Kicking Batman: Gotham Nights #2 off with Batman capturing the supposed murderer, Dillon Yates, opened the door longer to think of why Clayface would do what he did. And as we learn once Batman confronted him, Clayface did it for good reasons. It was just his methods of bringing Dillon Yates and the studio director to justice was wrong. Clayface took it so far that he placed himself in the stop to join the two people he was bringing to justice as the bad guys of this story.
Grey bringing up how Clayface believes what he did was no different than Batman was an interesting note to tackle. Because as we see Clayface had similar intentions to Batman by bringing two criminals who have avoided being prosecuted by the system. The thing was that Clayface crossed the line we see Batman never does. Through this back-and-forth we are reminded how often Batman battles not crossing that line when battling his rogues gallery and other criminals.
What was interesting in all this was Batman recognizing at the end of the issue that Clayface is a good guy. Having that lightbulb moment makes you understand why there are villains like Clayface that Batman tries harder to help. This ending positions a greater story to be told between Batman and Clayface that builds an actual relationship as allies in the future.

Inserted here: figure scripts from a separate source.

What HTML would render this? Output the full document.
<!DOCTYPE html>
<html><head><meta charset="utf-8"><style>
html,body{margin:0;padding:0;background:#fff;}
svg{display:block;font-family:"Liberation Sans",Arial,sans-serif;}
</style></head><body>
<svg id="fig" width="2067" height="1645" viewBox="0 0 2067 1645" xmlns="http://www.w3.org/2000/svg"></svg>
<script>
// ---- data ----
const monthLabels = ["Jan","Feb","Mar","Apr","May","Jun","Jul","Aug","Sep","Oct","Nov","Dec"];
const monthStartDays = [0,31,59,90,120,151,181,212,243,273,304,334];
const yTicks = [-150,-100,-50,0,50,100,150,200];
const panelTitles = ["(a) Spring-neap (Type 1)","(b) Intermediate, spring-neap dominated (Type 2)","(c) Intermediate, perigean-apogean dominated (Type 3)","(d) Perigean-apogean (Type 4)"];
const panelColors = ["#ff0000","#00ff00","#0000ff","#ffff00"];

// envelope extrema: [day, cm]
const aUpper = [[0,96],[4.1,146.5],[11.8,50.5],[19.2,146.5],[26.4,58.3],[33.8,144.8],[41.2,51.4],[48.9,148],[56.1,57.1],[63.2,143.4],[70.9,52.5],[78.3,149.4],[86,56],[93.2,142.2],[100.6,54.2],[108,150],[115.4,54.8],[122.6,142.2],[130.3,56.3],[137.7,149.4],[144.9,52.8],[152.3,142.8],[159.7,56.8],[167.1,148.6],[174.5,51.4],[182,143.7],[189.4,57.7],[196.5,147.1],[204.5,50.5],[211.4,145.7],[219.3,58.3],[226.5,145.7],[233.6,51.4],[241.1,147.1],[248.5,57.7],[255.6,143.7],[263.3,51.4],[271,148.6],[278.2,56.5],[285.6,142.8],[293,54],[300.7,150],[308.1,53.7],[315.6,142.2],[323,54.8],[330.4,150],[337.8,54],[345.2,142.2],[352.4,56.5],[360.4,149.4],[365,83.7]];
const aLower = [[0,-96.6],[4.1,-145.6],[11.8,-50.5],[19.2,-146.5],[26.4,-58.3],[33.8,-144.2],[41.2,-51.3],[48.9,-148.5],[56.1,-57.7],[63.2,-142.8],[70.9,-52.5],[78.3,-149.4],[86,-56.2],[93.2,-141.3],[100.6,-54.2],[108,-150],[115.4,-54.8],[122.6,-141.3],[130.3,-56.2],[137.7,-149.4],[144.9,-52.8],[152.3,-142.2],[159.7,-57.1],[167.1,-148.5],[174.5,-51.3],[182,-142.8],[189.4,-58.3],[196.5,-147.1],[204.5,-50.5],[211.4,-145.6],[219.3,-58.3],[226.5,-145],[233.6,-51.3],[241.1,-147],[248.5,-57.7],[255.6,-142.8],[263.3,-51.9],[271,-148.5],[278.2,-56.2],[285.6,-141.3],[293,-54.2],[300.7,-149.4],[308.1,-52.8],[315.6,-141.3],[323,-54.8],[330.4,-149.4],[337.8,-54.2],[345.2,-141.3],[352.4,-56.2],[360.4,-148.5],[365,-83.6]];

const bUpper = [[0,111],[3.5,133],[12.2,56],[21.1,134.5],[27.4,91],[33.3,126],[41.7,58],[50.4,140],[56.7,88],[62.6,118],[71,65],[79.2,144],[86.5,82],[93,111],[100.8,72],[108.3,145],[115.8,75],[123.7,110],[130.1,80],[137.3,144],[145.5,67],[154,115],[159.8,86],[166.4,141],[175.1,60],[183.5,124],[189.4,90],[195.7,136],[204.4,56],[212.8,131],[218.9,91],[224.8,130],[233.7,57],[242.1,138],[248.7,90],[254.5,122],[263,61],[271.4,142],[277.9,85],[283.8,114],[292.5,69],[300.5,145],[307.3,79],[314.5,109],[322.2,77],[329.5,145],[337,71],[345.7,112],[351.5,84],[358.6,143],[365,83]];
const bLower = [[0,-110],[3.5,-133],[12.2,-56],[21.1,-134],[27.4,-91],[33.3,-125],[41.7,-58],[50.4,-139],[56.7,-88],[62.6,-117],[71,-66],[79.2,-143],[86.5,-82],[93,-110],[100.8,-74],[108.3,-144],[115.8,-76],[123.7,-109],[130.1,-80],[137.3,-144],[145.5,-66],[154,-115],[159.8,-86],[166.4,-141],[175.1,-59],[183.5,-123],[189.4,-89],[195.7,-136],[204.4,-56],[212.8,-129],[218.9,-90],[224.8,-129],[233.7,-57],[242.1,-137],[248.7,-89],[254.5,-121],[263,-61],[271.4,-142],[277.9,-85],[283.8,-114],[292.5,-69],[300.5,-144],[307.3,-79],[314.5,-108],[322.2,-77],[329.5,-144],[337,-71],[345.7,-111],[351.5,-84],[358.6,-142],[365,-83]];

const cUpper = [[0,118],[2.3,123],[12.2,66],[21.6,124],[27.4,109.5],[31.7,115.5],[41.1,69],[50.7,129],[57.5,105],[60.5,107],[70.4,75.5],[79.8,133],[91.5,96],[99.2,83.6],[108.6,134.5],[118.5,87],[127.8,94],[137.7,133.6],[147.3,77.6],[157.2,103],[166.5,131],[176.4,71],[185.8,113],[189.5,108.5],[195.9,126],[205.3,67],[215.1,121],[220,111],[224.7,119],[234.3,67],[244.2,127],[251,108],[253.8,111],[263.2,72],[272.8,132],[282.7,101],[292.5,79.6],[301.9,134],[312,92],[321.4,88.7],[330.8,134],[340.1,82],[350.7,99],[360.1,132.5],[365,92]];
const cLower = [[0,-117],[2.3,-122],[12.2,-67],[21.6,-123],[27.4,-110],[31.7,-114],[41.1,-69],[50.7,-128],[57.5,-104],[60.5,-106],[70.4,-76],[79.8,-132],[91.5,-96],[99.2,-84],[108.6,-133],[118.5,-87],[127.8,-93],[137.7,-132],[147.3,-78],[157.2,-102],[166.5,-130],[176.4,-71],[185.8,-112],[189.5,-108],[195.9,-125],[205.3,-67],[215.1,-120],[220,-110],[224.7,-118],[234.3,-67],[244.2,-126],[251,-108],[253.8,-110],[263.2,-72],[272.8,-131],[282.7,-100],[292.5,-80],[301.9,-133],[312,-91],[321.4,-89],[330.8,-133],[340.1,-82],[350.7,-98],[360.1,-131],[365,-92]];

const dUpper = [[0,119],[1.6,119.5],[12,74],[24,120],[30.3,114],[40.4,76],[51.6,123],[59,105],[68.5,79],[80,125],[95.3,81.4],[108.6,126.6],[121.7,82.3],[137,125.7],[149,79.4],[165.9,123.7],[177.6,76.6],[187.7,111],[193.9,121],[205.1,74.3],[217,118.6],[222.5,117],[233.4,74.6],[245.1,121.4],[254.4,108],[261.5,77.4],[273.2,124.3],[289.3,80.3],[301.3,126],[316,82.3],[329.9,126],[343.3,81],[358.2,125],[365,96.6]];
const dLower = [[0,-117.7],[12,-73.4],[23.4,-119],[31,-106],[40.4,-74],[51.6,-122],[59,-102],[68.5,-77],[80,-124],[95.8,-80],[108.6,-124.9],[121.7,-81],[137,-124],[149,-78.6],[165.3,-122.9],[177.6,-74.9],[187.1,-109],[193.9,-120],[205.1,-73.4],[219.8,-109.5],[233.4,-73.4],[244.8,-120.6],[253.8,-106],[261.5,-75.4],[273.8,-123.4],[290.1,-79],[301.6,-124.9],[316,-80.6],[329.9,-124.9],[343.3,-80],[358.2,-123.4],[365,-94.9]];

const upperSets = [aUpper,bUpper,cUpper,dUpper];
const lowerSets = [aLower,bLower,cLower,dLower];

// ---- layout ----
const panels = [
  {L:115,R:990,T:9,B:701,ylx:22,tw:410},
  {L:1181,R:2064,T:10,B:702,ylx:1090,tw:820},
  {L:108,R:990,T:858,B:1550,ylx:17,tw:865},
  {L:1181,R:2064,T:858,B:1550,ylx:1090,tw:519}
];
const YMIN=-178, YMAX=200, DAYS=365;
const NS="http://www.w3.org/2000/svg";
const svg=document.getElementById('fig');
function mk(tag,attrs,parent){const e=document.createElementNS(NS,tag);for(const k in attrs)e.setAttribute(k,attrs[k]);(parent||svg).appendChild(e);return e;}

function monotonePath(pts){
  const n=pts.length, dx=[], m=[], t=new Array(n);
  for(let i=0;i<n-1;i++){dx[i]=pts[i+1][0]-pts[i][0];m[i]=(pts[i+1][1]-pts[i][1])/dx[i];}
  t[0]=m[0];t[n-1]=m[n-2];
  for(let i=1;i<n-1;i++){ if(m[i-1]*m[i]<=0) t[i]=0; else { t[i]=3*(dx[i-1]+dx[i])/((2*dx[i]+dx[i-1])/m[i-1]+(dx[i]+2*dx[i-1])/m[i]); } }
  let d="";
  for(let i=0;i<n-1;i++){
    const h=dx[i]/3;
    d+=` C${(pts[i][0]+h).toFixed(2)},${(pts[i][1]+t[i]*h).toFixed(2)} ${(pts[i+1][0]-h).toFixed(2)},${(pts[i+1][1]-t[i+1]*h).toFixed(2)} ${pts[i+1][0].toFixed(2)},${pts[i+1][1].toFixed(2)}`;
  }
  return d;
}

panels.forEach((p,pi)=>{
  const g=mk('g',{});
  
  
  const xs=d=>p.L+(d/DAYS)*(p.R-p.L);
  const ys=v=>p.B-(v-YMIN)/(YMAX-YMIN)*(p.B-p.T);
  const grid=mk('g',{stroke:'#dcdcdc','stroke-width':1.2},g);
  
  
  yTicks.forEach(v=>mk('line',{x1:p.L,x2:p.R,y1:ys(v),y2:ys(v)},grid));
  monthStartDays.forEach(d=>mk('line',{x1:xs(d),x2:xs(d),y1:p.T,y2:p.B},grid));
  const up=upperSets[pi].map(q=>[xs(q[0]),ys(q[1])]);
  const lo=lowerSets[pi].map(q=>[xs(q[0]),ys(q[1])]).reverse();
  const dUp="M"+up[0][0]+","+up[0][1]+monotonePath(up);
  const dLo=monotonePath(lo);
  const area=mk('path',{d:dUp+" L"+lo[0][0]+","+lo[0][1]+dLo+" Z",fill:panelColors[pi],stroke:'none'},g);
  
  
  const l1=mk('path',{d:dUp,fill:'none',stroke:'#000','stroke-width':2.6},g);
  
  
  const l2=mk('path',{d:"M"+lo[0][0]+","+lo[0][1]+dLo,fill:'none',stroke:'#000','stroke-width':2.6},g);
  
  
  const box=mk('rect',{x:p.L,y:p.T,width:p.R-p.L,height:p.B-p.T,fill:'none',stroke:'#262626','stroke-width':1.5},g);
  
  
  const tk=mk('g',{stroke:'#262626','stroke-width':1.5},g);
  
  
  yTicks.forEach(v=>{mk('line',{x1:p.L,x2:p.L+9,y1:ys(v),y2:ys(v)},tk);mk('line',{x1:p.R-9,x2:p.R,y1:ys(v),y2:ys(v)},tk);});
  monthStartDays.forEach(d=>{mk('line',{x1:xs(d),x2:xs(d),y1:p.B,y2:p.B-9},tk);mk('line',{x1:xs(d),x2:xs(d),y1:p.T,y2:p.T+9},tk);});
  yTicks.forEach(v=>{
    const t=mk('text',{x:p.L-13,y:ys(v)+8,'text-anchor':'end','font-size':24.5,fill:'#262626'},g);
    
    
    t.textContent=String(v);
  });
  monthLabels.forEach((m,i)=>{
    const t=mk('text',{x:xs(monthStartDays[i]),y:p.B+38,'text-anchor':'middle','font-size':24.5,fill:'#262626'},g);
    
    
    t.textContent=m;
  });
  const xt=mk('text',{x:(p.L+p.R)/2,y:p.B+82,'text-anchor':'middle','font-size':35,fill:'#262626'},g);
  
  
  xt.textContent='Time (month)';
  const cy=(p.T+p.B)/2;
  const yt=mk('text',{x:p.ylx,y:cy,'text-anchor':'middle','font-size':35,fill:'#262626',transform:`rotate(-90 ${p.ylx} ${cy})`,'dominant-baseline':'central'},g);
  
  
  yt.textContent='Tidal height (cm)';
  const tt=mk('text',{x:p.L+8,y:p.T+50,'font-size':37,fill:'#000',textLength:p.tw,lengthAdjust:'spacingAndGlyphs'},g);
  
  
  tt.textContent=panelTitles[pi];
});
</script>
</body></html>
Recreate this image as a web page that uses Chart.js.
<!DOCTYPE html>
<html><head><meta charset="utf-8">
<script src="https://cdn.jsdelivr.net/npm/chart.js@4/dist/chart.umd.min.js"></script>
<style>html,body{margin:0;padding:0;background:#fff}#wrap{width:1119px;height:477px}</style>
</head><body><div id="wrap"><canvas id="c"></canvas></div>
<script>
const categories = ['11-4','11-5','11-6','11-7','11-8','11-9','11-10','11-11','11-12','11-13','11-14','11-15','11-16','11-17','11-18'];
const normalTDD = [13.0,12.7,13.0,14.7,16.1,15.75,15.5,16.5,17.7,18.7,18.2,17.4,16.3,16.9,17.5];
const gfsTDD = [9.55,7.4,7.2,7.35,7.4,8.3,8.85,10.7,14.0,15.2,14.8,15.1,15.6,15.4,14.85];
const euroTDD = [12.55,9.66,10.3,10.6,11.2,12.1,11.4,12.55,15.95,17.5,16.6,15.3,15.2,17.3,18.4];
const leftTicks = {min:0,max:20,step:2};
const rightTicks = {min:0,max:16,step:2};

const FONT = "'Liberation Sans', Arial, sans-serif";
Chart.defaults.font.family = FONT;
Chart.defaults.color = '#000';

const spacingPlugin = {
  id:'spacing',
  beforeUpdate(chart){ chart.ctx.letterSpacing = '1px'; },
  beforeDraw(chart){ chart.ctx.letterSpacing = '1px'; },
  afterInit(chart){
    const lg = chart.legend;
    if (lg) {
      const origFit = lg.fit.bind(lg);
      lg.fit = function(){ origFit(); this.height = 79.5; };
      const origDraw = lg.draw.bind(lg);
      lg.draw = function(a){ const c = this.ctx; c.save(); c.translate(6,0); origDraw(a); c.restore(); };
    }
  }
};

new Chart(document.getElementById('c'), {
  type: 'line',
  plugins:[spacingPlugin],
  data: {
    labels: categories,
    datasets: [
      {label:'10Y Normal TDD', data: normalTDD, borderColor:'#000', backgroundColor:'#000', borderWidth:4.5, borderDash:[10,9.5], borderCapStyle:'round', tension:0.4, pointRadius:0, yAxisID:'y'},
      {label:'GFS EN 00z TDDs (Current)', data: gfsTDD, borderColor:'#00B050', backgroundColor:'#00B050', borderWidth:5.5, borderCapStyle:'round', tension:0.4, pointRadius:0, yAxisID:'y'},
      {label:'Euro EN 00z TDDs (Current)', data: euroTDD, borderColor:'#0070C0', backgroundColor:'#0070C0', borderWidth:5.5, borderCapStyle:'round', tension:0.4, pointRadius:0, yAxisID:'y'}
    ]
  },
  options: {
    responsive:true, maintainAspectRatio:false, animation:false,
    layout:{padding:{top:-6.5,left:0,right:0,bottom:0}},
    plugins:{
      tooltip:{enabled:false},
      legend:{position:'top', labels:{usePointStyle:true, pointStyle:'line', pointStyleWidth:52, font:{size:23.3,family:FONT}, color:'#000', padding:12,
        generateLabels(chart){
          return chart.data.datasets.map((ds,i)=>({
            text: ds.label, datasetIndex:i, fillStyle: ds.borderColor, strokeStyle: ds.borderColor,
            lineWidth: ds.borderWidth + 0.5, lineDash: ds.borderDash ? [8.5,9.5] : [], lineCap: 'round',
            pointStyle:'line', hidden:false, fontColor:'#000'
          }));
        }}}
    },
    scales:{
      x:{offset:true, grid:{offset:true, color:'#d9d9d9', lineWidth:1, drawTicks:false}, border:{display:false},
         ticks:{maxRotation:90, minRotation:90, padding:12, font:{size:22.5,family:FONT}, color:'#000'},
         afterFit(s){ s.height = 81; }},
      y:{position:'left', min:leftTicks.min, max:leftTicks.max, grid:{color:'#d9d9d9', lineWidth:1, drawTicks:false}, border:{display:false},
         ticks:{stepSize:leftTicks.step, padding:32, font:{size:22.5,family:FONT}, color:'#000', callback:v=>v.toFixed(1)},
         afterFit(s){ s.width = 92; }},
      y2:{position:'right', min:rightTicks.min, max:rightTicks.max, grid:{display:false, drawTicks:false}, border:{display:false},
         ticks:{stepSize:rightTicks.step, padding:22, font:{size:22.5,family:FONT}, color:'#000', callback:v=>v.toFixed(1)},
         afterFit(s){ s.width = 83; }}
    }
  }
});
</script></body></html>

Ryan Benjamin does a good job capturing the grounded nature of Batman’s world. Gotham City has a dark, crime-ridden feel as we see Batman driving and going into different buildings. Benjamin also does a good job displaying how dangerous Clayface is with how Batman could do nothing but dodge the villain’s attack.
The Bad: Nothing.
Overall: Batman: Gotham Nights #2 does exactly what I was looking for. Michael Grey and Ryan Benjamin deliver a Batman story that adds layers to the Clayface character. In doing so we get a fight that has greater meaning than just another hero vs. villain fight. If you are a Batman fan and looking for fun a new story that takes place in Gotham City than look into picking up Batman: Gotham Nights #2.